═════ RECORDS SHOWN ═════

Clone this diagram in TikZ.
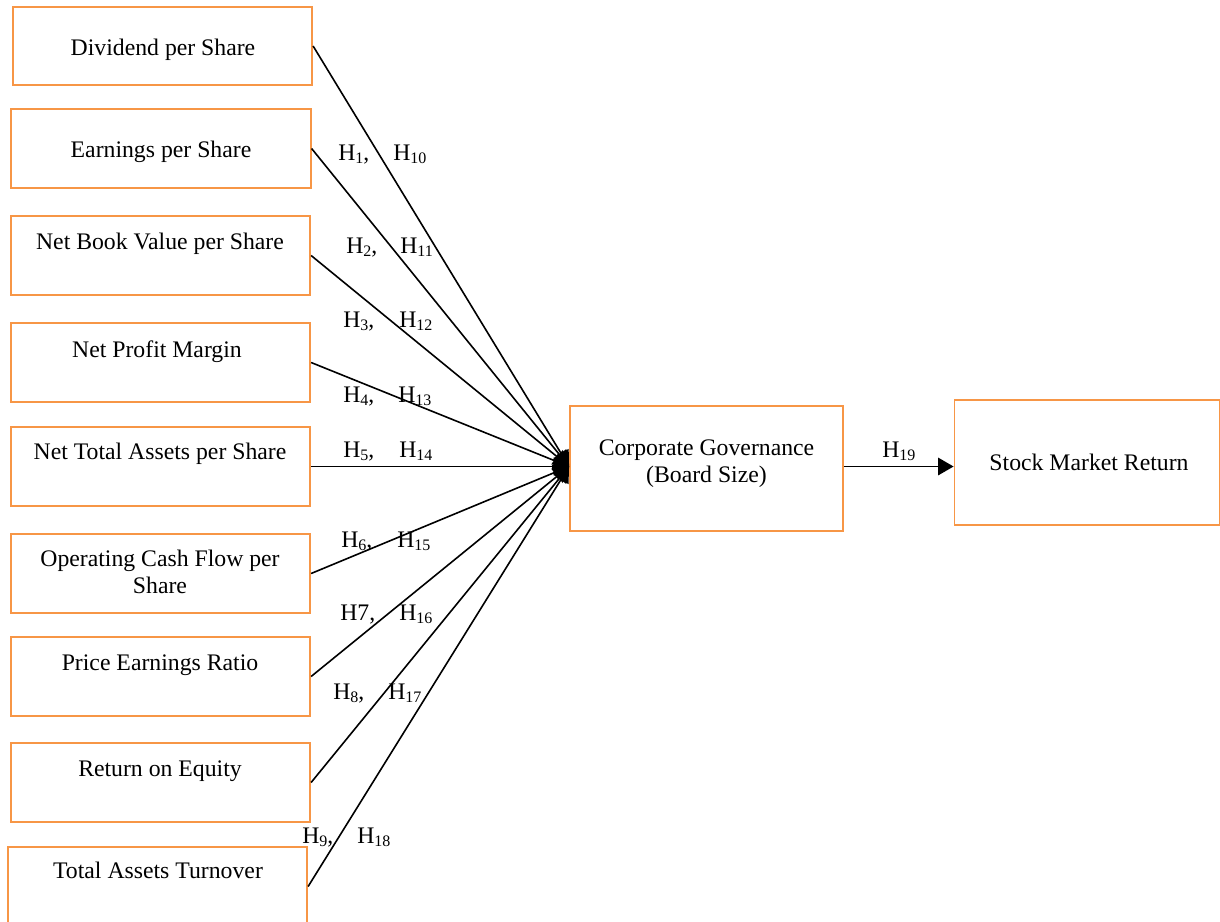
\documentclass[tikz,border=0pt]{standalone}
\usepackage{fontspec}
\setmainfont{Liberation Serif}
\usetikzlibrary{arrows.meta}
\definecolor{boxorange}{RGB}{247,150,70}
\newcommand{\Hsub}[1]{H\raisebox{-0.13em}{\fontsize{12}{12}\selectfont #1}}
\tikzset{
  box/.style={draw=boxorange, line width=1.4pt, rectangle, inner sep=0pt},
  lbox/.style={box, minimum width=224.5pt, minimum height=59pt},
  txt/.style={anchor=base, inner sep=0pt, align=center, font=\fontsize{17.8}{20.25}\selectfont},
  hl/.style={anchor=base west, inner sep=0pt, font=\fontsize{17.8}{20}\selectfont},
  arr/.style={line width=1.2pt, -{Triangle[length=11.5pt,width=13pt]}},
}
\begin{document}
\begin{tikzpicture}[x=0.75pt,y=-0.75pt]
\useasboundingbox (0,0) rectangle (1220,921);
% left boxes
\node[lbox] (b1) at (162.5,46) {};
\node[lbox] (b2) at (161,148.5) {};
\node[lbox] (b3) at (160.5,255.5) {};
\node[lbox] (b4) at (160.5,362.5) {};
\node[lbox] (b5) at (160.5,466.5) {};
\node[lbox] (b6) at (160.5,573.5) {};
\node[lbox] (b7) at (160.5,676.5) {};
\node[lbox] (b8) at (160.5,782.5) {};
\node[lbox] (b9) at (157.5,886.5) {};
% texts in left boxes
\node[txt] (t1) at (163,55) {Dividend per Share};
\node[txt] (t2) at (161,157) {Earnings per Share};
\node[txt] (t3) at (160,249) {Net Book Value per Share};
\node[txt] (t4) at (157,357) {Net Profit Margin};
\node[txt] (t5) at (160,459) {Net Total Assets per Share};
\node[txt, anchor=north] (t6) at (160,550) {Operating Cash Flow per\\Share};
\node[txt] (t7) at (160,670) {Price Earnings Ratio};
\node[txt] (t8) at (160,776) {Return on Equity};
\node[txt] (t9) at (158,878) {Total Assets Turnover};
% right boxes
\node[box, minimum width=204.75pt, minimum height=93.75pt] (corp) at (706.5,468.5) {};
\node[txt, anchor=north] (corpt) at (706.5,440) {Corporate Governance\\(Board Size)};
\node[box, minimum width=198.75pt, minimum height=93.75pt] (stock) at (1087,462.5) {};
\node[txt] (stockt) at (1089,470) {Stock Market Return};
% connectors
\coordinate (tip) at (corp.west |- b5.east);
\foreach \b in {b1,b2,b3,b4,b5,b6,b7,b8,b9}
  \draw[arr] (\b.east) -- (tip);
\coordinate (cout) at (corp.east |- b5.east);
\draw[arr] (cout) -- (cout -| stock.west);
% labels
\node[hl] (h1) at (338,160) {\Hsub{1},};
\node[hl] (h10) at (393,160) {\Hsub{10}};
\node[hl] (h2) at (346,253) {\Hsub{2},};
\node[hl] (h11) at (400,253) {\Hsub{11}};
\node[hl] (h3) at (343,327) {\Hsub{3},};
\node[hl] (h12) at (399,327) {\Hsub{12}};
\node[hl] (h4) at (343,402) {\Hsub{4},};
\node[hl] (h13) at (398,402) {\Hsub{13}};
\node[hl] (h5) at (343,457) {\Hsub{5},};
\node[hl] (h14) at (399,457) {\Hsub{14}};
\node[hl] (h6) at (341,547) {\Hsub{6},};
\node[hl] (h15) at (397,547) {\Hsub{15}};
\node[hl] (h7) at (340,620) {H7,};
\node[hl] (h16) at (399,620) {\Hsub{16}};
\node[hl] (h8) at (333,699) {\Hsub{8},};
\node[hl] (h17) at (388,699) {\Hsub{17}};
\node[hl] (h9) at (302,843) {\Hsub{9},};
\node[hl] (h18) at (357,843) {\Hsub{18}};
\node[hl] (h19) at (882,457) {\Hsub{19}};
\end{tikzpicture}
\end{document}
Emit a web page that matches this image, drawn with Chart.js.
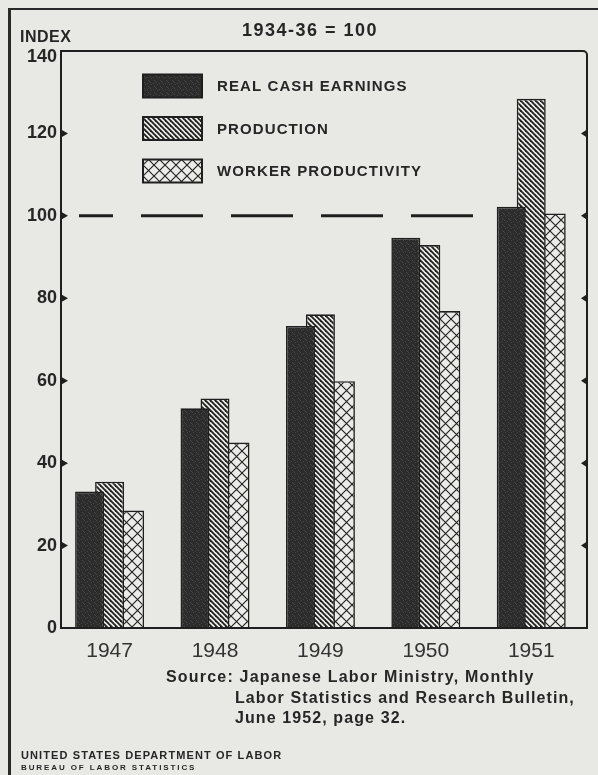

═════

▶ **SET EXERCISE**: Reproduce all entries exactly. Pictures do not belong in the copy.

▶ **FINISHED TASK**:
Clone this diagram in TikZ.
\documentclass[tikz,border=0pt]{standalone}
\usepackage{fontspec}
\setmainfont{Liberation Serif}
\usetikzlibrary{arrows.meta}
\definecolor{boxorange}{RGB}{247,150,70}
\newcommand{\Hsub}[1]{H\raisebox{-0.13em}{\fontsize{12}{12}\selectfont #1}}
\tikzset{
  box/.style={draw=boxorange, line width=1.4pt, rectangle, inner sep=0pt},
  lbox/.style={box, minimum width=224.5pt, minimum height=59pt},
  txt/.style={anchor=base, inner sep=0pt, align=center, font=\fontsize{17.8}{20.25}\selectfont},
  hl/.style={anchor=base west, inner sep=0pt, font=\fontsize{17.8}{20}\selectfont},
  arr/.style={line width=1.2pt, -{Triangle[length=11.5pt,width=13pt]}},
}
\begin{document}
\begin{tikzpicture}[x=0.75pt,y=-0.75pt]
\useasboundingbox (0,0) rectangle (1220,921);
% left boxes
\node[lbox] (b1) at (162.5,46) {};
\node[lbox] (b2) at (161,148.5) {};
\node[lbox] (b3) at (160.5,255.5) {};
\node[lbox] (b4) at (160.5,362.5) {};
\node[lbox] (b5) at (160.5,466.5) {};
\node[lbox] (b6) at (160.5,573.5) {};
\node[lbox] (b7) at (160.5,676.5) {};
\node[lbox] (b8) at (160.5,782.5) {};
\node[lbox] (b9) at (157.5,886.5) {};
% texts in left boxes
\node[txt] (t1) at (163,55) {Dividend per Share};
\node[txt] (t2) at (161,157) {Earnings per Share};
\node[txt] (t3) at (160,249) {Net Book Value per Share};
\node[txt] (t4) at (157,357) {Net Profit Margin};
\node[txt] (t5) at (160,459) {Net Total Assets per Share};
\node[txt, anchor=north] (t6) at (160,550) {Operating Cash Flow per\\Share};
\node[txt] (t7) at (160,670) {Price Earnings Ratio};
\node[txt] (t8) at (160,776) {Return on Equity};
\node[txt] (t9) at (158,878) {Total Assets Turnover};
% right boxes
\node[box, minimum width=204.75pt, minimum height=93.75pt] (corp) at (706.5,468.5) {};
\node[txt, anchor=north] (corpt) at (706.5,440) {Corporate Governance\\(Board Size)};
\node[box, minimum width=198.75pt, minimum height=93.75pt] (stock) at (1087,462.5) {};
\node[txt] (stockt) at (1089,470) {Stock Market Return};
% connectors
\coordinate (tip) at (corp.west |- b5.east);
\foreach \b in {b1,b2,b3,b4,b5,b6,b7,b8,b9}
  \draw[arr] (\b.east) -- (tip);
\coordinate (cout) at (corp.east |- b5.east);
\draw[arr] (cout) -- (cout -| stock.west);
% labels
\node[hl] (h1) at (338,160) {\Hsub{1},};
\node[hl] (h10) at (393,160) {\Hsub{10}};
\node[hl] (h2) at (346,253) {\Hsub{2},};
\node[hl] (h11) at (400,253) {\Hsub{11}};
\node[hl] (h3) at (343,327) {\Hsub{3},};
\node[hl] (h12) at (399,327) {\Hsub{12}};
\node[hl] (h4) at (343,402) {\Hsub{4},};
\node[hl] (h13) at (398,402) {\Hsub{13}};
\node[hl] (h5) at (343,457) {\Hsub{5},};
\node[hl] (h14) at (399,457) {\Hsub{14}};
\node[hl] (h6) at (341,547) {\Hsub{6},};
\node[hl] (h15) at (397,547) {\Hsub{15}};
\node[hl] (h7) at (340,620) {H7,};
\node[hl] (h16) at (399,620) {\Hsub{16}};
\node[hl] (h8) at (333,699) {\Hsub{8},};
\node[hl] (h17) at (388,699) {\Hsub{17}};
\node[hl] (h9) at (302,843) {\Hsub{9},};
\node[hl] (h18) at (357,843) {\Hsub{18}};
\node[hl] (h19) at (882,457) {\Hsub{19}};
\end{tikzpicture}
\end{document}
Emit a web page that matches this image, drawn with Chart.js.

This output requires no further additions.